We kept up a steady fifty. ‘That lorry driver’s waving,’ said my little sister. ‘No he’s not, he’s finger swearing,’ said my older sister. We watched with interest and practised.
Are we there yet? No. We were in a big tangled city where the fly-overs had views onto buildings too big and scary for people to live in, surely? There were no trees. ‘That’s the Gorbals,’ said my mother. Maybe it was, maybe it wasn’t; maybe my mother thought any run-down bit of Glasgow was the Gorbals. I don’t know.
We got to Loch Ness and went for a paddle. My mother paddled with her nylons and shoes on then tied her tights to the silver grille on the front of the Austin Princess to dry. She bought a tea-towel with Highland cattle on to dry our feet but it didn’t absorb the water. Her tights flapped and twisted in the breeze as we drove on.
That night we stayed at a caravan park called The Battlefield at Inverurie. I never thought to ask which battle. It seemed natural that places were battlefields; as far as I could see everywhere there were folk battling about something.
For supper we had tinned meat, tinned new potatoes and tinned peas followed by tinned peaches. It was delicious because we cooked it on a one-ring gas stove and ate it on a fold-down table that turned into my parents’ bed.
As the sun sank the midges came out. They ignored me but I watched everyone else scratching their scalps and rubbing their shins. In the morning my mother wiped the window with a white cloth that turned black and muttered: ‘I’ve never seen owt like it.’
We headed down the Mull of Kintyre to visit Aunty Peggy and Uncle Tom. My mother said not to tell them we were coming so they couldn’t make a fuss. When we got there Uncle Tom was fast asleep after his night-shift at the bakery and Aunty Peggy was on day-shift. When she got home she made our teas. My mum said Aunty Peggy and Uncle Tom looked tired out.
Aunty Peggy looked like Mrs Bunn the Baker; small and very fat with her red hair piled high on top. She said she was fat because the whipped cream and custard soaked through her fingers at the bakery. My mother rolled her eyes and said Aunty Peggy was a romancer. Aunty Peggy said she wasn’t allowed to plant orange flowers in her front garden because some folks round there didn’t like orange and they’d get dug up. My mother rolled her eyes again.

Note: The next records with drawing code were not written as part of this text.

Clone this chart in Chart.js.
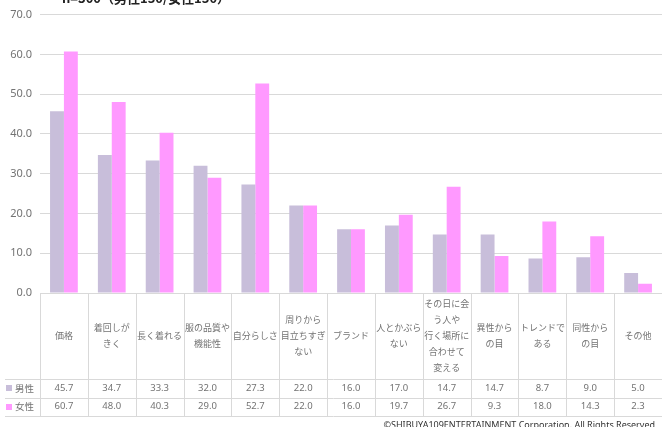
<!DOCTYPE html>
<html>
<head>
<meta charset="utf-8">
<script src="https://cdn.jsdelivr.net/npm/chart.js@4/dist/chart.umd.min.js"></script>
<style>
  body { margin: 0; background: #fff; }
  canvas { display: block; }
</style>
</head>
<body>
<canvas id="plots" width="662" height="427"></canvas>
<script>
// categories (multi-line labels, as printed in the table)
var categories = [
  ["価格"],
  ["着回しが", "きく"],
  ["長く着れる"],
  ["服の品質や", "機能性"],
  ["自分らしさ"],
  ["周りから", "目立ちすぎ", "ない"],
  ["ブランド"],
  ["人とかぶら", "ない"],
  ["その日に会", "う人や", "行く場所に", "合わせて", "変える"],
  ["異性から", "の目"],
  ["トレンドで", "ある"],
  ["同性から", "の目"],
  ["その他"]
];
var male = [45.7, 34.7, 33.3, 32.0, 27.3, 22.0, 16.0, 17.0, 14.7, 14.7, 8.7, 9.0, 5.0];
var female = [60.7, 48.0, 40.3, 29.0, 52.7, 22.0, 16.0, 19.7, 26.7, 9.3, 18.0, 14.3, 2.3];
var seriesNames = ["男性", "女性"];
var yTicks = [0, 10, 20, 30, 40, 50, 60, 70];

var maleColor = '#C8BEDA';
var femaleColor = '#FF99FF';
var textColor = '#737373';
var lineColor = '#D9D9D9';

// draws the data table under the bars, the cut-off title and the copyright
var tablePlugin = {
  id: 'dataTable',
  afterDraw: function(chart) {
    var ctx = chart.ctx;
    var area = chart.chartArea;
    var n = categories.length;
    var w = (area.right - area.left) / n;
    var top = area.bottom;
    var headerBottom = top + 86;
    var rowH = 18.5;
    var bottom = headerBottom + rowH * 2;

    ctx.save();
    ctx.strokeStyle = lineColor;
    ctx.lineWidth = 1;
    // vertical lines
    for (var i = 0; i <= n; i++) {
      var xx = Math.round(area.left + i * w) + 0.5;
      ctx.beginPath();
      ctx.moveTo(xx, top);
      ctx.lineTo(xx, bottom);
      ctx.stroke();
    }
    // horizontal lines
    [headerBottom, headerBottom + rowH, bottom].forEach(function(yy) {
      yy = Math.round(yy) + 0.5;
      ctx.beginPath();
      ctx.moveTo(5, yy);
      ctx.lineTo(area.right, yy);
      ctx.stroke();
    });

    // category labels
    ctx.fillStyle = textColor;
    ctx.textAlign = 'center';
    ctx.textBaseline = 'middle';
    ctx.font = '9px "Noto Sans CJK JP"';
    var midY = (top + headerBottom) / 2;
    categories.forEach(function(lines, i) {
      var cx = area.left + (i + 0.5) * w;
      var y0 = midY - (lines.length - 1) * 16 / 2;
      lines.forEach(function(t, k) {
        ctx.fillText(t, cx, y0 + k * 16);
      });
    });

    // value rows
    var rows = [male, female];
    var colors = [maleColor, femaleColor];
    ctx.font = '9.5px "Noto Sans"';
    rows.forEach(function(vals, r) {
      var cy = headerBottom + rowH * (r + 0.5);
      vals.forEach(function(v, i) {
        ctx.fillText(v.toFixed(1), area.left + (i + 0.5) * w, cy);
      });
      ctx.fillStyle = colors[r];
      ctx.fillRect(6, Math.round(cy - 3), 6, 6);
      ctx.fillStyle = textColor;
      ctx.textAlign = 'left';
      ctx.font = '9.5px "Noto Sans CJK JP"';
      ctx.fillText(seriesNames[r], 15, cy);
      ctx.textAlign = 'center';
      ctx.font = '9.5px "Noto Sans"';
    });

    // title, cut off at top edge
    ctx.fillStyle = '#222';
    ctx.textAlign = 'left';
    ctx.textBaseline = 'alphabetic';
    ctx.font = 'bold 13px "Noto Sans CJK JP"';
    ctx.fillText('n=300（男性150/女性150）', 62, 3);

    // copyright, cut off at bottom edge
    ctx.fillStyle = '#333';
    ctx.textAlign = 'right';
    ctx.textBaseline = 'middle';
    ctx.font = '9px "Noto Sans"';
    ctx.fillText('©SHIBUYA109ENTERTAINMENT Corporation. All Rights Reserved', 655, 425);
    ctx.restore();
  }
};

new Chart(document.getElementById('plots'), {
  type: 'bar',
  data: {
    labels: categories,
    datasets: [
      { label: seriesNames[0], data: male, backgroundColor: maleColor },
      { label: seriesNames[1], data: female, backgroundColor: femaleColor }
    ]
  },
  options: {
    responsive: false,
    animation: false,
    categoryPercentage: 0.58,
    barPercentage: 1.0,
    layout: { padding: { top: 9, bottom: 134, left: 0, right: 0 } },
    plugins: { legend: { display: false }, tooltip: { enabled: false } },
    scales: {
      x: {
        ticks: { display: false },
        grid: { display: false, drawTicks: false },
        border: { display: true, color: lineColor },
        afterFit: function(s) { s.height = 0; }
      },
      y: {
        min: 0,
        max: 70,
        afterBuildTicks: function(s) { s.ticks = yTicks.map(function(v) { return { value: v }; }); },
        ticks: {
          color: textColor,
          font: { family: 'Noto Sans', size: 11 },
          padding: 8,
          callback: function(v) { return Number(v).toFixed(1); }
        },
        grid: { color: lineColor, drawTicks: false },
        border: { display: false },
        afterFit: function(s) { s.width = 40; }
      }
    }
  },
  plugins: [tablePlugin]
});
</script>
</body>
</html>
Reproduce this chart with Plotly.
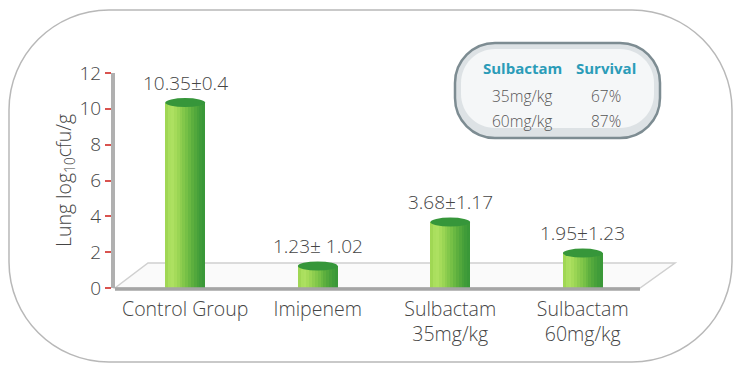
import plotly.graph_objects as go

# ---- data ----
categories = ["Control Group", "Imipenem", "Sulbactam<br>35mg/kg", "Sulbactam<br>60mg/kg"]
values = [10.35, 1.23, 3.68, 1.95]
value_labels = ["10.35±0.4", "1.23± 1.02", "3.68±1.17", "1.95±1.23"]
y_ticks = [0, 2, 4, 6, 8, 10, 12]
table_header = ["Sulbactam", "Survival"]
table_doses = ["35mg/kg", "60mg/kg"]
table_survival = ["67%", "87%"]

# ---- geometry helpers (layout decoration only) ----
W, H = 741, 372
ML, MR, MT, MB = 115, 92, 73, 84
PW, PH = W - ML - MR, H - MT - MB

def px(x):
    return (x - ML) / PW

def py(y):
    return (H - MB - y) / PH

def rounded_rect(x0, y0, x1, y1, r):
    k = 0.5523 * r
    pts = [
        f"M {px(x0 + r)} {py(y0)}",
        f"L {px(x1 - r)} {py(y0)}",
        f"C {px(x1 - r + k)} {py(y0)} {px(x1)} {py(y0 + r - k)} {px(x1)} {py(y0 + r)}",
        f"L {px(x1)} {py(y1 - r)}",
        f"C {px(x1)} {py(y1 - r + k)} {px(x1 - r + k)} {py(y1)} {px(x1 - r)} {py(y1)}",
        f"L {px(x0 + r)} {py(y1)}",
        f"C {px(x0 + r - k)} {py(y1)} {px(x0)} {py(y1 - r + k)} {px(x0)} {py(y1 - r)}",
        f"L {px(x0)} {py(y0 + r)}",
        f"C {px(x0)} {py(y0 + r - k)} {px(x0 + r - k)} {py(y0)} {px(x0 + r)} {py(y0)}",
        "Z",
    ]
    return " ".join(pts)

FONT = "Open Sans"
TXT = "#454545"

fig = go.Figure()

# cylinder shading: several narrow overlaid bars per category
shades = ["#a0d754", "#aadf5e", "#ade061", "#a5db5a", "#9ad554", "#8ecd4f",
          "#82c74a", "#76c046", "#69b842", "#5daf3e", "#52a83c", "#48a13a",
          "#409c39", "#3a9838"]
BW = 0.30
N = len(shades)
for i, c in enumerate(shades):
    fig.add_trace(go.Bar(
        x=categories, y=values,
        offset=-BW / 2 + i * BW / N, width=BW / N * 1.1,
        marker=dict(color=c, line=dict(width=0)),
        showlegend=False, hoverinfo="skip",
    ))

shapes = []
# outer rounded border
shapes.append(dict(type="path", xref="paper", yref="paper",
                   path=rounded_rect(9, 10, 732, 362, 100),
                   line=dict(color="#b8b8b8", width=1.5), fillcolor="rgba(0,0,0,0)",
                   layer="below"))
# floor parallelogram
floor = (f"M {px(115)} {py(288)} L {px(640)} {py(288)} L {px(675)} {py(263)} "
         f"L {px(148)} {py(263)} Z")
shapes.append(dict(type="path", xref="paper", yref="paper", path=floor,
                   line=dict(color="#d0d0d0", width=1.5), fillcolor="#fafafa", layer="below"))
shapes.append(dict(type="line", xref="paper", yref="paper",
                   x0=px(115), y0=py(289), x1=px(640), y1=py(289),
                   line=dict(color="#a5a5a5", width=3.5)))
# cylinder tops
for i, v in enumerate(values):
    shapes.append(dict(type="circle", xref="x", yref="y",
                       x0=i - BW / 2, x1=i + BW / 2,
                       ysizemode="pixel", yanchor=v, y0=-4.5, y1=4.5,
                       fillcolor="#36963a", line=dict(width=0)))
# survival table box
shapes.append(dict(type="path", xref="paper", yref="paper",
                   path=rounded_rect(455, 43, 660, 138, 40),
                   line=dict(color="#7d8c92", width=2.5), fillcolor="#dde2e5"))
shapes.append(dict(type="path", xref="paper", yref="paper",
                   path=rounded_rect(461, 49, 654, 128, 34),
                   line=dict(width=0), fillcolor="#f5f7f8"))

annotations = []
for i, (v, t) in enumerate(zip(values, value_labels)):
    annotations.append(dict(x=i, y=v, xref="x", yref="y", text=t, showarrow=False,
                            xanchor="center", yanchor="bottom", yshift=5,
                            font=dict(family=FONT, size=19, color=TXT, weight=300)))
# table text
col_x = [522, 606]
for cx, h in zip(col_x, table_header):
    annotations.append(dict(x=px(cx), y=py(68), xref="paper", yref="paper", text=f"<b>{h}</b>",
                            xanchor="center", yanchor="middle",
                            showarrow=False, font=dict(family=FONT, size=15, color="#2b9cb8")))
for r, (d, s) in enumerate(zip(table_doses, table_survival)):
    yy = 96 + r * 25
    annotations.append(dict(x=px(col_x[0]), y=py(yy), xref="paper", yref="paper", text=d,
                            xanchor="center", yanchor="middle",
                            showarrow=False, font=dict(family=FONT, size=15.5, color="#555", weight=300)))
    annotations.append(dict(x=px(col_x[1]), y=py(yy), xref="paper", yref="paper", text=s,
                            xanchor="center", yanchor="middle",
                            showarrow=False, font=dict(family=FONT, size=15.5, color="#555", weight=300)))

fig.update_layout(
    width=W, height=H, autosize=False,
    margin=dict(l=ML, r=MR, t=MT, b=MB),
    paper_bgcolor="white", plot_bgcolor="rgba(0,0,0,0)",
    barmode="overlay", bargap=0,
    shapes=shapes, annotations=annotations,
    font=dict(family=FONT, color=TXT, weight=300),
    xaxis=dict(type="category", range=[-0.53, 3.5], showgrid=False, zeroline=False,
               showline=False, ticks="", tickfont=dict(size=19.5, color=TXT, weight=300),
               ticklabelstandoff=7),
    yaxis=dict(range=[0, 12], tickvals=y_ticks, showgrid=False, zeroline=False,
               showline=True, linecolor="#b0b0b0", linewidth=4,
               ticks="outside", ticklen=6, tickwidth=2, tickcolor="#d9534f",
               tickfont=dict(size=19, color=TXT, weight=300),
               title=dict(text="Lung log<sub>10</sub>cfu/g",
                          font=dict(size=19.5, color=TXT, weight=300), standoff=4)),
)

fig.write_html("out.html", config={"displayModeBar": False},
               post_script="document.body.style.margin='0';")
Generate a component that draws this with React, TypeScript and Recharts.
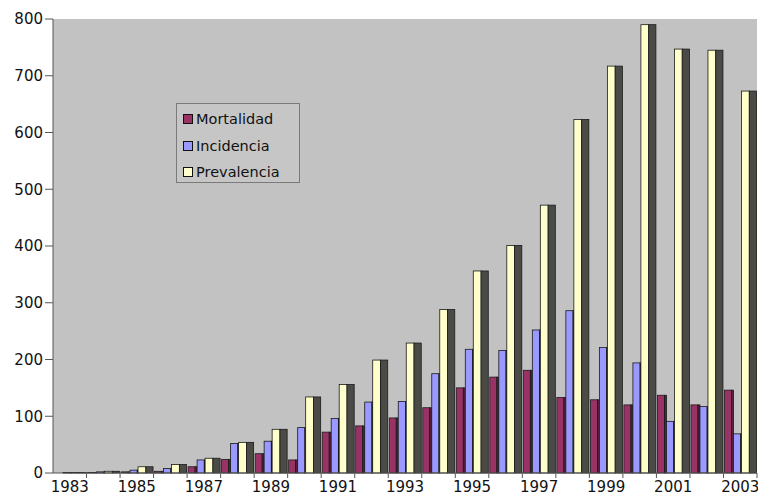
import { BarChart, Bar, XAxis, YAxis, CartesianGrid, Legend } from 'recharts'

// Casos por año, 1983-2003
const YEARS = [
  '1983', '1984', '1985', '1986', '1987', '1988', '1989', '1990', '1991', '1992', '1993',
  '1994', '1995', '1996', '1997', '1998', '1999', '2000', '2001', '2002', '2003',
]
const MORTALIDAD = [0, 1, 2, 3, 11, 24, 34, 23, 72, 83, 97, 115, 150, 169, 181, 133, 129, 120, 137, 120, 146]
const INCIDENCIA = [1, 2, 5, 8, 23, 52, 56, 80, 96, 125, 126, 175, 218, 216, 252, 286, 221, 194, 91, 117, 69]
const PREVALENCIA = [1, 3, 11, 15, 26, 54, 77, 134, 156, 199, 229, 288, 356, 401, 472, 623, 717, 790, 747, 745, 673]
const Y_TICKS = [0, 100, 200, 300, 400, 500, 600, 700, 800]

const SERIES = [
  { key: 'mortalidad', name: 'Mortalidad', color: '#993366', side: '#5c1f3d', size: 9, front: 0.78 },
  { key: 'incidencia', name: 'Incidencia', color: '#9999ff', side: '#6b6bd0', size: 8, front: 0.9 },
  { key: 'prevalencia', name: 'Prevalencia', color: '#ffffcc', side: '#4a4a46', size: 15, front: 0.52 },
]

const data = YEARS.map((year, i) => ({
  year,
  mortalidad: MORTALIDAD[i],
  incidencia: INCIDENCIA[i],
  prevalencia: PREVALENCIA[i],
}))

const W = 758
const H = 496
const Y_AXIS_W = 53
const MARGIN = { top: 19, right: 1, bottom: 0, left: 0 }
const BAND = (W - Y_AXIS_W - MARGIN.left - MARGIN.right) / YEARS.length
const TICK_SIZE = 6
const TICK_MARGIN = 2
const FONT = '"DejaVu Sans", sans-serif'

// front face + dark side face, like the old 3D column look
const make3D = (front: number, side: string) => (props: any) => {
  const { x, y, width, height, fill } = props
  if (!height || height <= 0) return <g />
  const fw = width * front
  return (
    <g>
      <rect x={x} y={y} width={fw} height={height} fill={fill} stroke="#1a1a1a" strokeWidth={0.8} />
      {width - fw > 0.5 && (
        <rect x={x + fw} y={y} width={width - fw} height={height} fill={side} stroke="#1a1a1a" strokeWidth={0.8} />
      )}
    </g>
  )
}

const YearTick = (props: any) => {
  const { x, y, payload, index } = props
  const axisY = y - TICK_SIZE - TICK_MARGIN
  return (
    <g>
      <line x1={x + BAND / 2} x2={x + BAND / 2} y1={axisY} y2={axisY + 5} stroke="#555" />
      {index % 2 === 0 && (
        <text x={x} y={y} dy="0.71em" textAnchor="middle" fontSize={15} fontFamily={FONT} fill="#111">
          {payload.value}
        </text>
      )}
    </g>
  )
}

const LegendBox = () => (
  <div
    style={{
      width: 122,
      height: 76,
      border: '1px solid #7a7a7a',
      background: '#c6c6c6',
      fontFamily: FONT,
      fontSize: 14.5,
      color: '#111',
      boxSizing: 'content-box',
      paddingTop: 2,
    }}
  >
    {SERIES.map((s) => (
      <div key={s.key} style={{ display: 'flex', alignItems: 'center', height: 26.5, paddingLeft: 6 }}>
        <span
          style={{
            display: 'inline-block',
            width: 8,
            height: 8,
            background: s.color,
            border: '1px solid #111',
            marginRight: 3,
          }}
        />
        {s.name}
      </div>
    ))}
  </div>
)

export default function App() {
  return (
    <div style={{ position: 'absolute', left: 0, top: 0, width: W, height: H, background: '#fff' }}>
      <BarChart width={W} height={H} data={data} margin={MARGIN} barGap={0}>
        <CartesianGrid horizontal={false} vertical={false} fill="#c2c2c2" fillOpacity={1} />
        <XAxis
          dataKey="year"
          interval={0}
          height={23}
          tickSize={TICK_SIZE}
          tickMargin={TICK_MARGIN}
          tickLine={false}
          axisLine={{ stroke: '#555' }}
          tick={<YearTick />}
        />
        <YAxis
          width={Y_AXIS_W}
          domain={[0, 800]}
          ticks={Y_TICKS}
          interval={0}
          tickSize={8}
          tickLine={{ stroke: '#555' }}
          axisLine={{ stroke: '#555' }}
          tick={{ fontSize: 15, fontFamily: FONT, fill: '#111' }}
        />
        <Legend
          align="center"
          verticalAlign="middle"
          wrapperStyle={{ left: 176, top: 103, width: 124, height: 80 }}
          content={() => <LegendBox />}
        />
        {SERIES.map((s) => (
          <Bar
            key={s.key}
            dataKey={s.key}
            name={s.name}
            fill={s.color}
            barSize={s.size}
            shape={make3D(s.front, s.side)}
            isAnimationActive={false}
          />
        ))}
      </BarChart>
    </div>
  )
}
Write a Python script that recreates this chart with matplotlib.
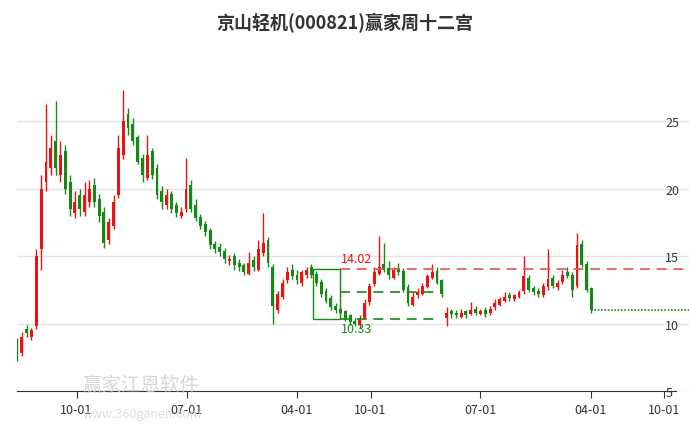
import matplotlib
matplotlib.use("Agg")
import matplotlib.pyplot as plt
import matplotlib.dates as mdates
import pandas as pd
import numpy as np

plt.rcParams['font.family'] = ['Noto Sans CJK SC', 'DejaVu Sans']

title = "京山轻机(000821)赢家周十二宫"
start_date = "2019-05-06"
step_days = 12

close = [7.5, 9.0, 9.3, 9.5, 15.0, 20.0, 22.0, 23.0, 21.5, 22.5,
         20.0, 18.5, 19.0, 18.5, 19.5, 20.0, 19.0, 18.0, 16.0, 17.5,
         19.0, 23.0, 25.0, 24.5, 23.5, 22.0, 21.0, 22.5, 21.0, 19.5,
         19.0, 19.5, 18.5, 18.2, 18.3, 20.0, 18.5, 17.8, 17.2, 16.8,
         15.8, 15.5, 15.3, 14.8, 14.8, 14.3, 14.2, 13.8, 14.5, 14.2,
         15.5, 16.0, 14.5, 11.3, 12.2, 13.0, 13.8, 13.5, 13.2, 13.8,
         14.0, 13.6, 13.0, 12.2, 11.7, 11.2, 11.0, 10.8, 10.4, 10.1,
         10.0, 10.3, 11.5, 12.8, 13.8, 14.2, 14.0, 13.6, 14.0, 13.8,
         12.5, 11.5, 12.0, 12.3, 12.8, 13.5, 13.8, 13.0, 12.2, 10.8,
         10.7, 10.6, 10.8, 10.6, 11.0, 10.8, 10.9, 10.7, 11.1, 11.5,
         11.8, 12.0, 11.9, 12.1, 12.3, 13.5, 12.5, 12.3, 12.2, 12.8,
         13.3, 12.8, 13.0, 13.6, 13.5, 12.5, 15.8, 14.3, 12.5, 11.0]
open_ = [8.5, 7.8, 9.6, 9.0, 9.8, 15.5, 20.5, 21.5, 23.5, 21.0,
         22.8, 20.5, 18.2, 19.5, 18.3, 19.0, 20.3, 19.2, 18.3, 16.2,
         17.2, 19.5, 22.5, 25.5, 24.8, 23.8, 22.3, 20.8, 22.8, 21.5,
         19.8, 18.8, 19.6, 18.8, 18.0, 18.5, 20.3, 18.8, 17.9, 17.4,
         16.9, 15.9, 15.7, 15.4, 14.6, 15.0, 14.5, 14.3, 13.7, 14.7,
         14.0, 15.2, 16.2, 14.2, 11.0, 12.0, 13.2, 14.0, 13.6, 13.0,
         13.6, 14.2, 13.7, 13.1, 12.4, 11.9, 11.3, 11.1, 10.9, 10.6,
         10.2, 9.9, 10.4, 11.6, 12.9, 13.7, 14.4, 14.1, 13.4, 14.1,
         13.9, 12.7, 11.4, 12.1, 12.2, 12.7, 13.4, 13.9, 13.2, 10.4,
         10.9, 10.8, 10.5, 10.9, 10.7, 11.1, 10.7, 11.0, 10.8, 11.2,
         11.4, 11.7, 12.1, 11.8, 12.0, 12.4, 13.4, 12.6, 12.4, 12.1,
         12.7, 13.4, 12.7, 13.1, 13.8, 13.6, 12.8, 15.9, 14.4, 12.6]
high = [8.9, 9.4, 9.9, 9.7, 15.5, 21.0, 26.3, 24.0, 26.5, 23.5,
        23.2, 21.0, 19.8, 20.0, 20.5, 20.6, 20.8, 19.6, 18.6, 17.8,
        19.5, 24.0, 27.3, 26.0, 25.2, 24.0, 22.6, 24.0, 23.0, 21.8,
        20.2, 20.0, 19.8, 19.0, 18.6, 22.3, 20.6, 19.2, 18.1, 17.6,
        17.1, 16.1, 16.0, 15.6, 15.1, 15.2, 14.8, 14.5, 15.3, 15.0,
        16.2, 18.2, 16.4, 14.4, 12.4, 13.3, 14.2, 14.4, 14.0, 14.0,
        14.2, 14.4, 13.9, 13.3, 12.6, 12.1, 11.5, 11.3, 11.0, 10.7,
        10.4, 10.6, 11.8, 13.0, 14.2, 16.5, 16.0, 14.6, 14.2, 14.5,
        14.1, 12.9, 12.3, 12.6, 13.0, 13.7, 14.4, 14.2, 13.3, 11.2,
        11.1, 11.0, 11.1, 11.0, 11.6, 11.3, 11.1, 11.2, 11.3, 11.8,
        12.0, 12.3, 12.3, 12.2, 12.5, 15.0, 13.6, 12.8, 12.6, 13.0,
        15.5, 13.6, 13.2, 14.0, 14.2, 13.8, 16.7, 16.2, 14.6, 12.7]
low = [7.2, 7.6, 9.0, 8.8, 9.6, 14.0, 19.8, 21.0, 21.0, 20.5,
       19.6, 18.0, 17.8, 18.0, 18.0, 18.6, 18.6, 17.5, 15.6, 15.9,
       17.0, 19.3, 22.2, 24.0, 23.2, 21.8, 20.5, 20.6, 20.7, 19.2,
       18.5, 18.5, 18.2, 17.9, 17.8, 18.3, 18.3, 17.6, 17.0, 16.5,
       15.5, 15.2, 15.0, 14.5, 14.3, 14.0, 13.9, 13.6, 13.6, 13.9,
       13.9, 15.0, 14.2, 10.0, 10.8, 11.8, 13.0, 13.3, 12.9, 12.8,
       13.4, 13.4, 12.8, 12.0, 11.5, 11.0, 10.8, 10.6, 10.2, 9.9,
       9.8, 9.7, 10.3, 11.4, 12.8, 13.6, 13.8, 13.3, 13.3, 13.6,
       12.3, 11.3, 11.3, 11.9, 12.1, 12.6, 13.3, 12.9, 12.0, 9.8,
       10.4, 10.4, 10.4, 10.4, 10.6, 10.6, 10.6, 10.5, 10.6, 11.0,
       11.3, 11.6, 11.7, 11.7, 11.9, 12.2, 12.3, 12.1, 12.0, 12.0,
       12.5, 12.6, 12.5, 12.9, 13.4, 12.0, 12.6, 14.2, 12.3, 10.8]

last_price = 11.0
resist = 14.02
support = 10.33
mid = 12.3
ylabels = [5, 10, 15, 20, 25]

RED = "#ee1111"
GREEN = "#138a13"

fig = plt.figure(figsize=(6.89, 4.27), dpi=100)
ax = fig.add_axes([0.0247, 0.082, 0.975, 0.79])

dates = pd.date_range(start_date, periods=len(close), freq=f"{step_days}D")
xs = mdates.date2num(dates)
w = step_days * 0.6
for x, o, c, h, l in zip(xs, open_, close, high, low):
    col = RED if c >= o else GREEN
    ax.vlines(x, l, h, color=col, lw=1)
    ax.bar(x, abs(c - o) if abs(c - o) > 0.05 else 0.08, bottom=min(o, c),
           width=w, color=col, lw=0)

d = lambda s: mdates.date2num(pd.Timestamp(s))
bx0, bx1, bx2 = d("2021-05-11"), d("2021-07-17"), d("2022-03-09")
ax.plot([bx0, bx1, bx1, bx0, bx0], [resist, resist, support, support, resist],
        color=GREEN, lw=1)
ax.hlines(resist, bx1, d("2023-12-01"), colors="#f05050", linestyles=(0, (6, 4)), lw=1.2)
ax.hlines([mid, support], bx1, bx2, colors=GREEN, linestyles=(0, (6, 4)), lw=1.2)
ax.text(bx1 + 3, resist + 0.3, f"{resist:.2f}", color=RED, fontsize=9, va="bottom")
ax.text(bx1 + 3, support - 0.2, f"{support:.2f}", color=GREEN, fontsize=9, va="top")
ax.hlines(last_price, xs[-1], d("2023-12-01"), colors=GREEN, linestyles=(0, (1, 1)), lw=1.2)

ax.set_xlim(d("2019-05-06"), d("2023-12-01"))
ax.set_ylim(5, 30)
ax.yaxis.tick_right()
ax.set_yticks(ylabels)
ax.tick_params(axis="y", length=0, labelsize=9, colors="#333333", pad=-17)
for v in ylabels:
    ax.axhline(v, color="#e3e3e3", lw=1, zorder=0)
ticks = ["2019-10-01", "2020-07-01", "2021-04-01", "2021-10-01", "2022-07-01", "2023-04-01", "2023-10-01"]
ax.set_xticks([d(t) for t in ticks])
ax.set_xticklabels([t[5:] for t in ticks])
ax.tick_params(axis="x", direction="out", length=5, labelsize=9, colors="#333333")
for s in ["top", "right", "left"]:
    ax.spines[s].set_visible(False)
ax.spines["bottom"].set_color("#333333")
ax.spines["bottom"].set_bounds(d("2019-05-06"), d("2023-10-31"))

fig.text(0.5, 0.945, title, ha="center", va="center", fontsize=13, fontweight="bold", color="#333333")
fig.text(0.12, 0.085, "赢家江恩软件", fontsize=14, color="#cccccc", alpha=0.8)
fig.text(0.12, 0.02, "www.360ganen.com", fontsize=9, color="#d5d5d5", alpha=0.8)

fig.savefig("out.png", dpi=100)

We went for a walk to the harbour. A boat had come in and tubs of fish were being unloaded on the quayside. The local kids were running about. Suddenly, right in front of me, a girl my age grabbed a flapping fish by the tail and smashed its head against a bollard. She laughed in my face and I can’t remember if it was her or the fish that had rows of little sharp teeth. My dad shook his head, part impressed, part not. ‘She’s done that afore,’ he said.
The next day, driving back through Ayrshire, we spotted Robbie Burn’s cottage. ‘We’ll have a look,’ my mother said, ‘because he used to be a farmer.’
Then we headed home, disappointed because Dad refused to drive up and down the A6 to get the holiday mileage over 1,000 miles.
Back at the farm I went inside to draw pictures of caravans, midges, fish and bollards.
Nearly twenty years later I moved to Scotland permanently and I’ve been here over twenty years.
When I’m in Scotland I call Lancashire home. When I’m in Lancashire I call Scotland home. I often drive down the M6, and when the sign says: ‘Welcome to England’ it makes me happy. On the way back it says: Welcome to Scotland Fàilte gu Alba, and that makes me happy too.